Style-Talker: Finetuning Audio Language Model and Style-Based Text-to-Speech Model for Fast Spoken Dialogue Generation
Yinghao Aaron Li, Xilin Jiang, Jordan Darefsky, Ge Zhu, Nima Mesgarani
TL;DR
Style-Talker proposes a hybrid spoken dialog system that fine-tunes an audio LLM and a style-based TTS to generate both response text and speaking style directly from input speech and conversation history. By integrating input audio context and prior turns, it eliminates the pre-LLM ASR step, substantially reducing latency while preserving paralinguistic cues. Evaluations on DailyTalk and PodcastFillers show Style-Talker outperforms cascade and end-to-end baselines in naturalness and coherence, with real-time performance improvements of approximately 2x to over 4x, enabling more realistic and responsive spoken dialogue even in the wild.
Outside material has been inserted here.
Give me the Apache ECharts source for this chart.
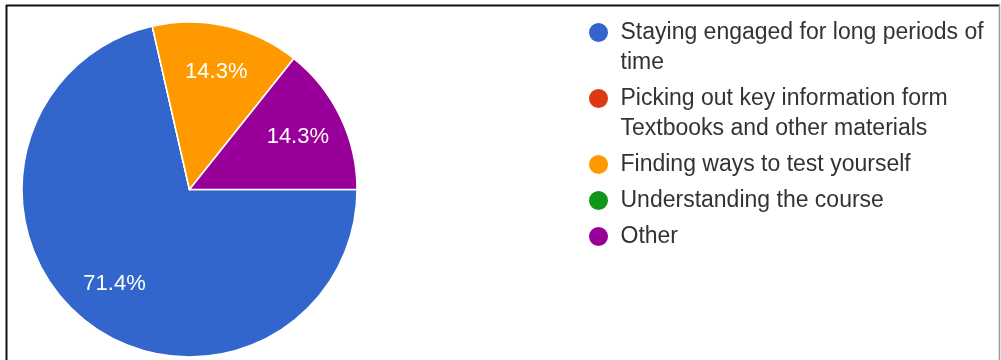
<!DOCTYPE html>
<html>
<head>
<meta charset="utf-8">
<script src="https://cdn.jsdelivr.net/npm/echarts@6/dist/echarts.min.js"></script>
<style>
  html, body { margin: 0; padding: 0; background: #fff; }
  #chart { width: 1001px; height: 360px; }
</style>
</head>
<body>
<div id="chart"></div>
<script>
// Survey answers: how many respondents picked each option
const categories = [
  'Staying engaged for long periods of time',
  'Picking out key information form Textbooks and other materials',
  'Finding ways to test yourself',
  'Understanding the course',
  'Other'
];
const responses = [5, 0, 1, 0, 1];
const sliceColors = ['#3366cc', '#dc3912', '#ff9900', '#109618', '#990099'];
// Number of text lines each legend entry wraps onto
const legendLineCount = [2, 2, 1, 1, 1];

const FONT = '"Liberation Sans", Arial, sans-serif';
const R = 167.5;
const CENTER = [189.5, 189.5];

// Legend layout
const LEGEND_LEFT = 587;
const FIRST_MARKER_Y = 32.5;
const LINE_H = 30;
const ENTRY_GAP = 6;

const pieData = categories.map((name, i) => ({
  name,
  value: responses[i],
  itemStyle: { color: sliceColors[i] }
}));

// One legend block per entry so that wrapped entries keep their marker
// beside the first line; a leading blank line centres line one on the marker.
let markerY = FIRST_MARKER_Y;
const legends = categories.map((name, i) => {
  const lines = legendLineCount[i];
  const top = lines > 1 ? markerY - 1.5 * LINE_H : markerY - 0.5 * LINE_H;
  markerY += lines * LINE_H + ENTRY_GAP;
  return {
    orient: 'vertical',
    left: LEGEND_LEFT,
    top,
    padding: 0,
    itemWidth: 34,
    itemHeight: 21,
    icon: 'circle',
    selectedMode: false,
    formatter: n => (lines > 1 ? '\n' + n : n),
    textStyle: {
      fontFamily: FONT,
      fontSize: 23,
      color: '#333',
      lineHeight: LINE_H,
      width: 385,
      overflow: 'break'
    },
    data: [{ name, itemStyle: { color: sliceColors[i] } }]
  };
});

const chart = echarts.init(document.getElementById('chart'), null, { renderer: 'canvas' });

chart.setOption({
  backgroundColor: '#fff',
  animation: false,
  legend: legends,
  graphic: [
    { type: 'line', shape: { x1: 6, y1: 5.5, x2: 1000, y2: 5.5 }, style: { stroke: '#111', lineWidth: 2 }, silent: true },
    { type: 'line', shape: { x1: 6.5, y1: 5, x2: 6.5, y2: 360 }, style: { stroke: '#111', lineWidth: 2 }, silent: true },
    { type: 'line', shape: { x1: 999.5, y1: 5, x2: 999.5, y2: 360 }, style: { stroke: '#999', lineWidth: 1.5 }, silent: true }
  ],
  series: [
    {
      type: 'pie',
      center: CENTER,
      radius: R,
      startAngle: 0,
      clockwise: true,
      silent: true,
      label: { show: false },
      labelLine: { show: false },
      itemStyle: { borderColor: '#fff', borderWidth: 1.5 },
      emphasis: { disabled: true },
      data: pieData
    },
    {
      // percentage labels drawn over the slices
      type: 'pie',
      center: CENTER,
      radius: [R * 0.4, R],
      startAngle: 0,
      clockwise: true,
      silent: true,
      itemStyle: { color: 'rgba(0,0,0,0)' },
      emphasis: { disabled: true },
      labelLine: { show: false },
      label: {
        show: true,
        position: 'inside',
        color: '#fff',
        fontFamily: FONT,
        fontSize: 22,
        formatter: p => (p.value ? p.percent.toFixed(1) + '%' : '')
      },
      data: categories.map((name, i) => ({ name, value: responses[i] }))
    }
  ]
});
</script>
</body>
</html>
This approach advances practical, high-quality speech-to-speech dialogue with minimal labeling needs and broad applicability to real-world data.
Abstract
The rapid advancement of large language models (LLMs) has significantly propelled the development of text-based chatbots, demonstrating their capability to engage in coherent and contextually relevant dialogues. However, extending these advancements to enable end-to-end speech-to-speech conversation bots remains a formidable challenge, primarily due to the extensive dataset and computational resources required. The conventional approach of cascading automatic speech recognition (ASR), LLM, and text-to-speech (TTS) models in a pipeline, while effective, suffers from unnatural prosody because it lacks direct interactions between the input audio and its transcribed text and the output audio. These systems are also limited by their inherent latency from the ASR process for real-time applications. This paper introduces Style-Talker, an innovative framework that fine-tunes an audio LLM alongside a style-based TTS model for fast spoken dialog generation. Style-Talker takes user input audio and uses transcribed chat history and speech styles to generate both the speaking style and text for the response. Subsequently, the TTS model synthesizes the speech, which is then played back to the user. While the response speech is being played, the input speech undergoes ASR processing to extract the transcription and speaking style, serving as the context for the ensuing dialogue turn. This novel pipeline accelerates the traditional cascade ASR-LLM-TTS systems while integrating rich paralinguistic information from input speech. Our experimental results show that Style-Talker significantly outperforms the conventional cascade and speech-to-speech baselines in terms of both dialogue naturalness and coherence while being more than 50% faster.